Para que esta visão se torne realidade, está em curso a criação de uma plataforma electrónica capaz de simplificar o processo de filiação, cujas vantagens em termos de seguros podem ser equivalentes às dos atletas de alto rendimento.

“Normalmente, os seguros desportivos são válidos para cada prova. O que se pretende é estender o benefício aos 365 dias do ano”, advoga o líder da FPA, organismo para que foi eleito pela primeira vez em 2012.

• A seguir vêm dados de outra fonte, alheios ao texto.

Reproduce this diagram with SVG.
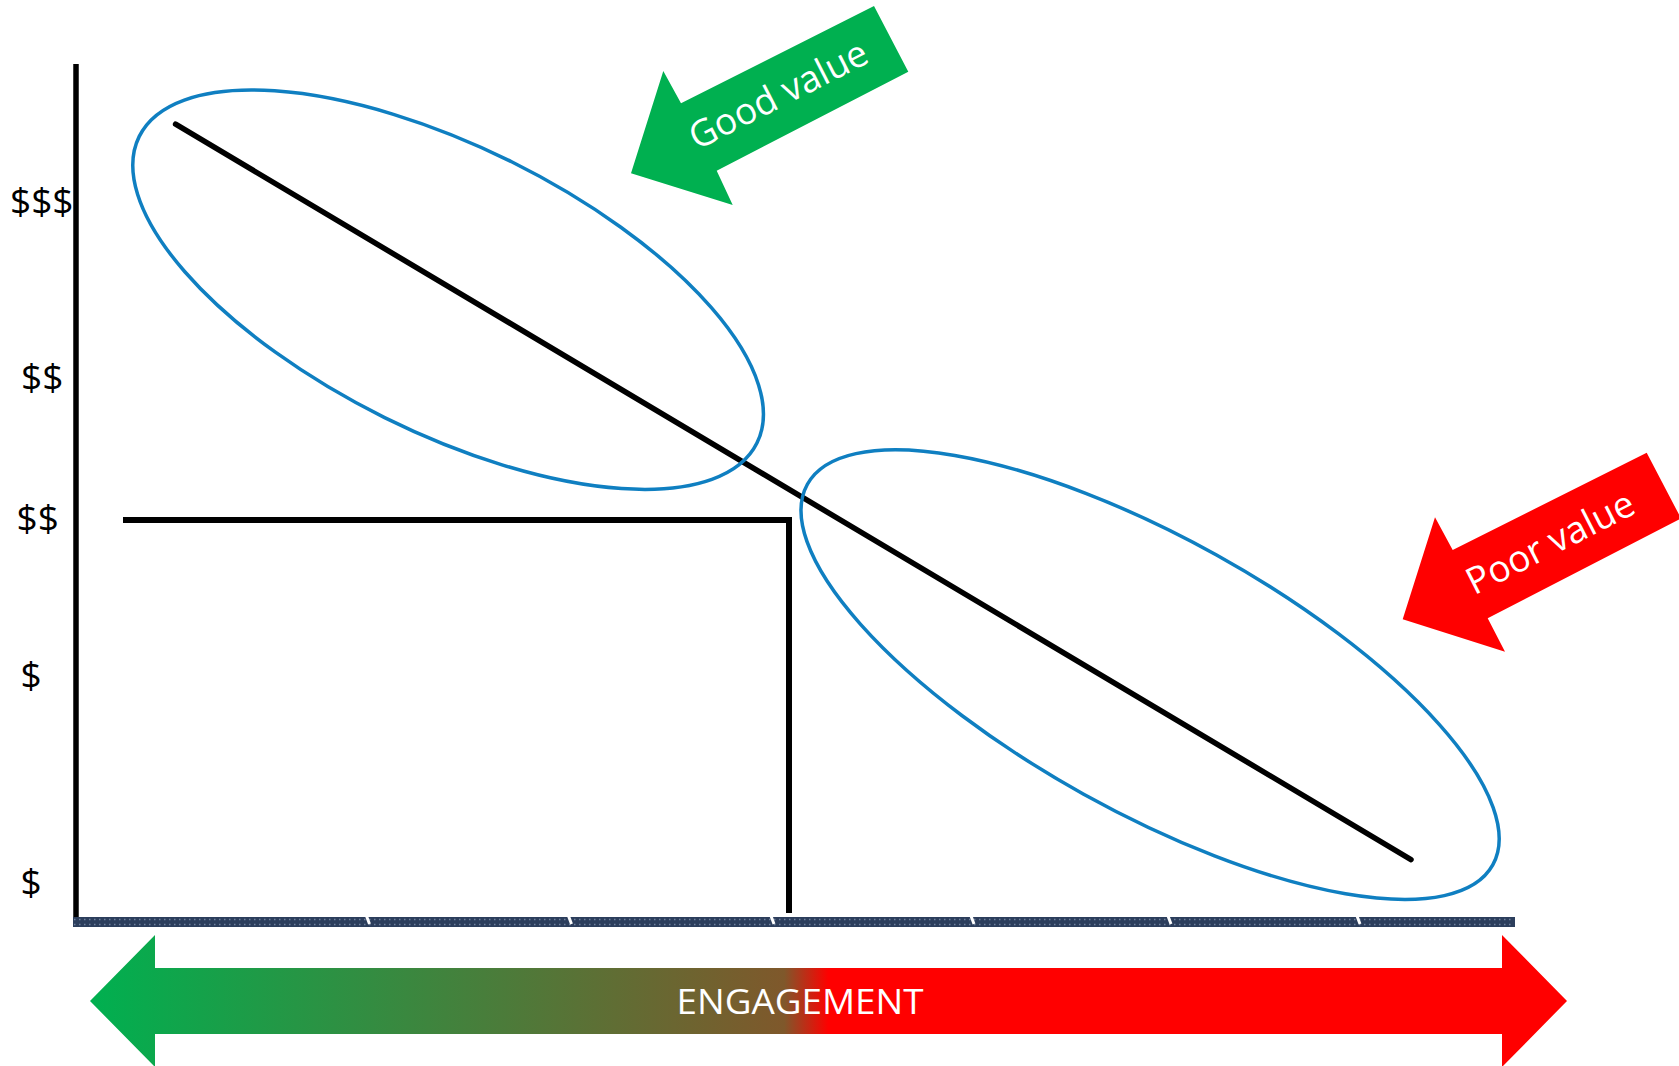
<svg xmlns="http://www.w3.org/2000/svg" width="1679" height="1066" viewBox="0 0 1679 1066">
  <style>
    .axis { stroke: #000; stroke-width: 5.5; fill: none; }
    .line { stroke: #000; stroke-width: 5.5; fill: none; stroke-linecap: round; }
    .step { stroke: #000; stroke-width: 6; fill: none; }
    .oval { stroke: #0f7fc1; stroke-width: 3.5; fill: none; }
    .tick { stroke: #fff; stroke-width: 3; }
    .dots { stroke: #6f819d; stroke-width: 1.5; stroke-dasharray: 1.5 3.5; }
    .ylab { font-family: "Open Sans", "Noto Sans", sans-serif; font-size: 37px; fill: #000; }
    .alab { font-family: "Open Sans", "Noto Sans", sans-serif; font-size: 37px; fill: #fff; }
    .elab { font-family: "Open Sans", "Noto Sans", sans-serif; font-size: 35px; fill: #fff; }
  </style>
  <defs>
    <linearGradient id="eng" gradientUnits="userSpaceOnUse" x1="90" y1="0" x2="1567" y2="0">
      <stop offset="0" stop-color="#00b050"/>
      <stop offset="0.47" stop-color="#7f582b"/>
      <stop offset="0.5" stop-color="#ff0000"/>
      <stop offset="1" stop-color="#ff0000"/>
    </linearGradient>
  </defs>

  <rect x="0" y="0" width="1679" height="1066" fill="#fff"/>

  <g id="y-axis">
    <line class="axis" x1="76" y1="64" x2="76" y2="918"/>
  </g>

  <g id="y-labels">
    <text class="ylab" x="10" y="214">$$$</text>
    <text class="ylab" x="21" y="390">$$</text>
    <text class="ylab" x="16.5" y="531">$$</text>
    <text class="ylab" x="20.5" y="688">$</text>
    <text class="ylab" x="20.5" y="895">$</text>
  </g>

  <g id="x-axis">
    <rect x="73" y="917" width="1442" height="10" fill="#2c3e5c"/>
    <line class="dots" x1="74" y1="919.5" x2="1514" y2="919.5"/>
    <line class="dots" x1="74" y1="924.5" x2="1514" y2="924.5"/>
    <line class="tick" x1="366.5" y1="916" x2="369.5" y2="924"/>
    <line class="tick" x1="568.5" y1="916" x2="571.5" y2="924"/>
    <line class="tick" x1="771" y1="916" x2="774" y2="924"/>
    <line class="tick" x1="971" y1="916" x2="974" y2="924"/>
    <line class="tick" x1="1168" y1="916" x2="1171" y2="924"/>
    <line class="tick" x1="1357" y1="916" x2="1360" y2="924"/>
  </g>

  <g id="connectors">
    <line id="trend-line" class="line" x1="175.6" y1="124.2" x2="1411" y2="859.6"/>
    <polyline id="threshold" class="step" points="123,520 789,520 789,913"/>
  </g>

  <g id="ellipse-good">
    <ellipse class="oval" cx="448.1" cy="289.7" rx="344.8" ry="142.8" transform="rotate(26.4 448.1 289.7)"/>
  </g>

  <g id="ellipse-poor">
    <ellipse class="oval" cx="1150.1" cy="674.6" rx="392" ry="136.8" transform="rotate(29.05 1150.1 674.6)"/>
  </g>

  <g id="arrow-good">
    <polygon fill="#00b050" points="874,6 908.3,71.7 716.7,170.7 732.7,205 631,173.3 663.3,71 681,103.3"/>
    <text class="alab" text-anchor="middle" transform="translate(784,106) rotate(-27)">Good value</text>
  </g>

  <g id="arrow-poor">
    <polygon fill="#ff0000" points="1646.7,452.7 1681,518.4 1487.7,618.3 1505,651.7 1402.7,619.3 1435,517.3 1452.7,550"/>
    <text class="alab" text-anchor="middle" transform="translate(1556,554) rotate(-27)">Poor value</text>
  </g>

  <g id="engagement-arrow">
    <polygon fill="url(#eng)" points="90,1001 155,935 155,968 1502,968 1502,935 1567,1001 1502,1067 1502,1034 155,1034 155,1067"/>
    <text class="elab" x="800" y="1014" text-anchor="middle" textLength="247" lengthAdjust="spacingAndGlyphs">ENGAGEMENT</text>
  </g>
</svg>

Para colocar a questão em perspectiva, Jorge Vieira conta duas histórias. A primeira refere uma espécie de competição extracurricular entre um grupo restrito de banqueiros, que, à margem dos negócios, se dedicava a participar em algumas maratonas internacionais numa disputa levada extremamente a sério.

Mas a verdadeira questão acabaria por ser levantada pelo filho, atleta de andebol, de um deles. Afinal, se nenhum era filiado, não eram atletas... A segunda história, contada pela esposa de Jorge Vieira, diz respeito a um amigo e comandante da Marinha que só exigia três coisas aos filhos: notas positivas a português e matemática e o cartão de filiado de atleta.

Em resumo: o próximo passo para quem já enfrenta as estradas e tem a coragem de ir regularmente a competições por conta e risco próprios é assumir a filiação. Então, sim, nesse cenário os gráficos disparariam. E, como sublinha Jorge Vieira, não estamos a falar exclusivamente de veteranos, algo que ainda gera discussões e confusões evitáveis.

“Quase metade dos registos [49,44%] diz respeito a atletas sub-20”. Dos 20 aos 35 anos corresponde uma fatia de 14,44%, pelo que os veteranos perfazem 36,12%. Assim sendo, parece que estão lançadas as bases para um futuro que enfrenta novos desafios, já que a quantidade pode não se traduzir em qualidade.

Reconhecer o talento

“O mundo está em constante mutação e é preciso mais do que uma ampla base de recrutamento para que surjam atletas de elite, como uma Rosa Mota ou uma Fernanda Ribeiro: campeãs da Europa, do Mundo e Olímpicas”. Uma trilogia que Jorge Vieira compara à conquista das big five para os alpinistas.

“O atletismo surgiu como algo natural: caminhar, marchar, lançar, saltar... Depois há o talento, como manifestação biológica mas, cada vez mais, pela dimensão social. Daí o sucesso em certas modalidades entre nós, como no futebol. Se o talento não for reconhecido, como julgo ser o caso do beisebol em Portugal, se não tiver impacto social, não é expectável que venha a surgir um qualquer Ronaldo nessa modalidade. Primeiro, é preciso um estímulo, que pode ser a gratificação financeira, uma expectativa, uma referência, uma recompensa, um modelo a seguir”, sublinha.

A verdade é que Portugal e a Europa podem estar a ser afectados pelo domínio dos atletas africanos, como sugere Jorge Vieira depois de um levantamento sobre os vencedores e pódios dos últimos anos nas principais provas de atletismo de meio-fundo e fundo.

“É esmagador e, nesse sentido, pode desmobilizar muitos jovens que tenderão a tentar outras vias, abrindo espaço a atletas de outras paragens, tendência que se acentua em todo o mundo”.